Exercise goal> Omit all images, then return the remaining material exactly as it stands.
—————
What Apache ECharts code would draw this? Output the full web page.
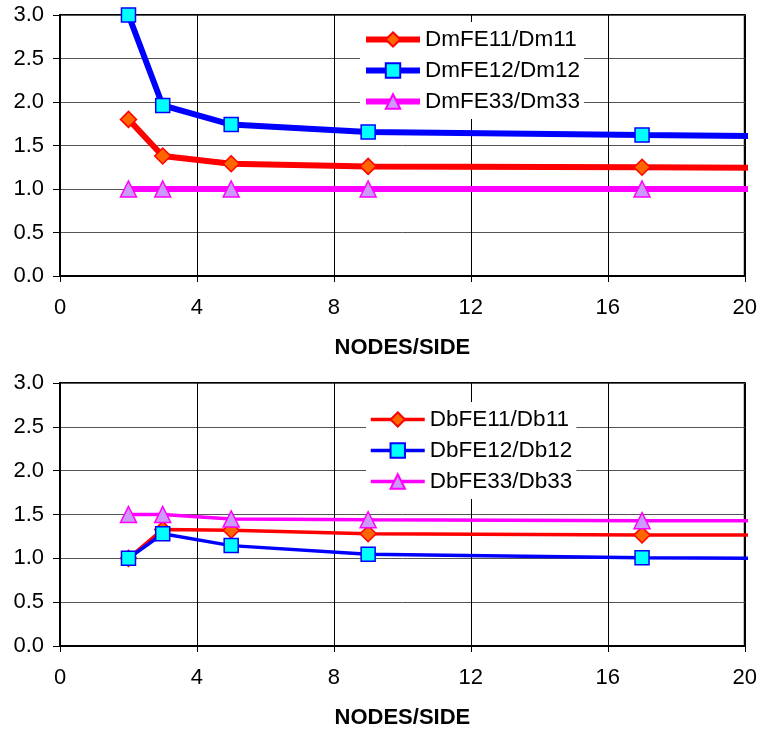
<!DOCTYPE html>
<html>
<head>
<meta charset="utf-8">
<script src="https://cdn.jsdelivr.net/npm/echarts@6/dist/echarts.min.js"></script>
<style>html,body{margin:0;padding:0;background:#fff;}#c{width:760px;height:731px;}</style>
</head>
<body>
<div id="c"></div>
<script>
// Shared x values (nodes per side); last value is where the lines leave the frame
const nodes = [2, 3, 5, 9, 17, 20.3];

// Top chart: membrane ratios
const topNames = ['DmFE11/Dm11', 'DmFE12/Dm12', 'DmFE33/Dm33'];
const dm11 = [1.80, 1.38, 1.29, 1.26, 1.25, 1.245];
const dm12 = [3.00, 1.96, 1.74, 1.655, 1.62, 1.61];
const dm33 = [1.00, 1.00, 1.00, 1.00, 1.00, 1.00];

// Bottom chart: bending ratios
const botNames = ['DbFE11/Db11', 'DbFE12/Db12', 'DbFE33/Db33'];
const db11 = [1.00, 1.33, 1.32, 1.28, 1.267, 1.265];
const db12 = [1.00, 1.28, 1.145, 1.047, 1.008, 1.00];
const db33 = [1.50, 1.50, 1.45, 1.44, 1.43, 1.43];

const xTicks = [0, 4, 8, 12, 16, 20];
const yTicks = [0, 0.5, 1, 1.5, 2, 2.5, 3];

const FONT = 'Liberation Sans, Arial, Helvetica, sans-serif';

function pts(ys) {
  return nodes.map((x, i) => {
    const it = { value: [x, ys[i]] };
    if (i === nodes.length - 1) it.symbol = 'none';
    return it;
  });
}

const styles = [
  { line: '#FF0000', fill: '#FF6600', symbol: 'diamond', size: 16 },
  { line: '#0000FF', fill: '#00FFFF', symbol: 'rect', size: 14 },
  { line: '#FF00FF', fill: '#CC99FF', symbol: 'triangle', size: 16 }
];

function mkSeries(names, arrays, idx, lw) {
  return names.map((n, k) => ({
    name: n,
    type: 'line',
    xAxisIndex: idx, yAxisIndex: idx,
    data: pts(arrays[k]),
    clip: false,
    symbol: styles[k].symbol,
    symbolSize: styles[k].size,
    showAllSymbol: true,
    lineStyle: { color: styles[k].line, width: lw },
    itemStyle: { color: styles[k].fill, borderColor: styles[k].line, borderWidth: 1.5 },
    emphasis: { disabled: true },
    animation: false
  }));
}

function xAxis(idx) {
  return {
    type: 'value', gridIndex: idx, min: xTicks[0], max: xTicks[xTicks.length - 1], interval: 4,
    name: 'NODES/SIDE', nameLocation: 'middle', nameGap: 61,
    nameTextStyle: { fontFamily: FONT, fontWeight: 'bold', fontSize: 22, color: '#000' },
    axisLine: { show: true, lineStyle: { color: '#000', width: 2 } },
    axisTick: { show: true, length: 6, inside: false, lineStyle: { color: '#000', width: 1 } },
    axisLabel: { fontFamily: FONT, fontSize: 22, color: '#000', margin: 21 },
    splitLine: { show: true, lineStyle: { color: '#000', width: 1 } }
  };
}
function yAxis(idx) {
  return {
    type: 'value', gridIndex: idx, min: yTicks[0], max: yTicks[yTicks.length - 1], interval: 0.5,
    axisLine: { show: true, lineStyle: { color: '#000', width: 2 } },
    axisTick: { show: true, length: 7, lineStyle: { color: '#000', width: 1 } },
    axisLabel: { fontFamily: FONT, fontSize: 22, color: '#000', margin: 16, formatter: v => v.toFixed(1) },
    splitLine: { show: true, lineStyle: { color: '#555', width: 1 } }
  };
}

function legend(names, left, top, lw) {
  return {
    data: names, orient: 'vertical', left: left, top: top,
    itemWidth: 54, itemHeight: 18, itemGap: 8,
    backgroundColor: '#fff', padding: [6, 4, 6, 3],
    lineStyle: { width: lw },
    textStyle: { fontFamily: FONT, fontSize: 22.5, color: '#000' },
    selectedMode: false
  };
}

const chart = echarts.init(document.getElementById('c'), null, { renderer: 'canvas' });
chart.setOption({
  animation: false,
  backgroundColor: '#fff',
  grid: [
    { left: 60, top: 15, width: 686, height: 261, show: true, borderColor: '#000', borderWidth: 2, backgroundColor: 'transparent' },
    { left: 60, top: 383, width: 686, height: 263, show: true, borderColor: '#000', borderWidth: 2, backgroundColor: 'transparent' }
  ],
  xAxis: [xAxis(0), xAxis(1)],
  yAxis: [yAxis(0), yAxis(1)],
  legend: [
    legend(topNames, 360, 22, 6),
    legend(botNames, 366, 402, 3.5)
  ],
  series: [
    ...mkSeries(topNames, [dm11, dm12, dm33], 0, 6),
    ...mkSeries(botNames, [db11, db12, db33], 1, 3.5)
  ]
});
</script>
</body>
</html>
—————
Completed task>
What Apache ECharts code would draw this? Output the full web page.
<!DOCTYPE html>
<html>
<head>
<meta charset="utf-8">
<script src="https://cdn.jsdelivr.net/npm/echarts@6/dist/echarts.min.js"></script>
<style>html,body{margin:0;padding:0;background:#fff;}#c{width:760px;height:731px;}</style>
</head>
<body>
<div id="c"></div>
<script>
// Shared x values (nodes per side); last value is where the lines leave the frame
const nodes = [2, 3, 5, 9, 17, 20.3];

// Top chart: membrane ratios
const topNames = ['DmFE11/Dm11', 'DmFE12/Dm12', 'DmFE33/Dm33'];
const dm11 = [1.80, 1.38, 1.29, 1.26, 1.25, 1.245];
const dm12 = [3.00, 1.96, 1.74, 1.655, 1.62, 1.61];
const dm33 = [1.00, 1.00, 1.00, 1.00, 1.00, 1.00];

// Bottom chart: bending ratios
const botNames = ['DbFE11/Db11', 'DbFE12/Db12', 'DbFE33/Db33'];
const db11 = [1.00, 1.33, 1.32, 1.28, 1.267, 1.265];
const db12 = [1.00, 1.28, 1.145, 1.047, 1.008, 1.00];
const db33 = [1.50, 1.50, 1.45, 1.44, 1.43, 1.43];

const xTicks = [0, 4, 8, 12, 16, 20];
const yTicks = [0, 0.5, 1, 1.5, 2, 2.5, 3];

const FONT = 'Liberation Sans, Arial, Helvetica, sans-serif';

function pts(ys) {
  return nodes.map((x, i) => {
    const it = { value: [x, ys[i]] };
    if (i === nodes.length - 1) it.symbol = 'none';
    return it;
  });
}

const styles = [
  { line: '#FF0000', fill: '#FF6600', symbol: 'diamond', size: 16 },
  { line: '#0000FF', fill: '#00FFFF', symbol: 'rect', size: 14 },
  { line: '#FF00FF', fill: '#CC99FF', symbol: 'triangle', size: 16 }
];

function mkSeries(names, arrays, idx, lw) {
  return names.map((n, k) => ({
    name: n,
    type: 'line',
    xAxisIndex: idx, yAxisIndex: idx,
    data: pts(arrays[k]),
    clip: false,
    symbol: styles[k].symbol,
    symbolSize: styles[k].size,
    showAllSymbol: true,
    lineStyle: { color: styles[k].line, width: lw },
    itemStyle: { color: styles[k].fill, borderColor: styles[k].line, borderWidth: 1.5 },
    emphasis: { disabled: true },
    animation: false
  }));
}

function xAxis(idx) {
  return {
    type: 'value', gridIndex: idx, min: xTicks[0], max: xTicks[xTicks.length - 1], interval: 4,
    name: 'NODES/SIDE', nameLocation: 'middle', nameGap: 61,
    nameTextStyle: { fontFamily: FONT, fontWeight: 'bold', fontSize: 22, color: '#000' },
    axisLine: { show: true, lineStyle: { color: '#000', width: 2 } },
    axisTick: { show: true, length: 6, inside: false, lineStyle: { color: '#000', width: 1 } },
    axisLabel: { fontFamily: FONT, fontSize: 22, color: '#000', margin: 21 },
    splitLine: { show: true, lineStyle: { color: '#000', width: 1 } }
  };
}
function yAxis(idx) {
  return {
    type: 'value', gridIndex: idx, min: yTicks[0], max: yTicks[yTicks.length - 1], interval: 0.5,
    axisLine: { show: true, lineStyle: { color: '#000', width: 2 } },
    axisTick: { show: true, length: 7, lineStyle: { color: '#000', width: 1 } },
    axisLabel: { fontFamily: FONT, fontSize: 22, color: '#000', margin: 16, formatter: v => v.toFixed(1) },
    splitLine: { show: true, lineStyle: { color: '#555', width: 1 } }
  };
}

function legend(names, left, top, lw) {
  return {
    data: names, orient: 'vertical', left: left, top: top,
    itemWidth: 54, itemHeight: 18, itemGap: 8,
    backgroundColor: '#fff', padding: [6, 4, 6, 3],
    lineStyle: { width: lw },
    textStyle: { fontFamily: FONT, fontSize: 22.5, color: '#000' },
    selectedMode: false
  };
}

const chart = echarts.init(document.getElementById('c'), null, { renderer: 'canvas' });
chart.setOption({
  animation: false,
  backgroundColor: '#fff',
  grid: [
    { left: 60, top: 15, width: 686, height: 261, show: true, borderColor: '#000', borderWidth: 2, backgroundColor: 'transparent' },
    { left: 60, top: 383, width: 686, height: 263, show: true, borderColor: '#000', borderWidth: 2, backgroundColor: 'transparent' }
  ],
  xAxis: [xAxis(0), xAxis(1)],
  yAxis: [yAxis(0), yAxis(1)],
  legend: [
    legend(topNames, 360, 22, 6),
    legend(botNames, 366, 402, 3.5)
  ],
  series: [
    ...mkSeries(topNames, [dm11, dm12, dm33], 0, 6),
    ...mkSeries(botNames, [db11, db12, db33], 1, 3.5)
  ]
});
</script>
</body>
</html>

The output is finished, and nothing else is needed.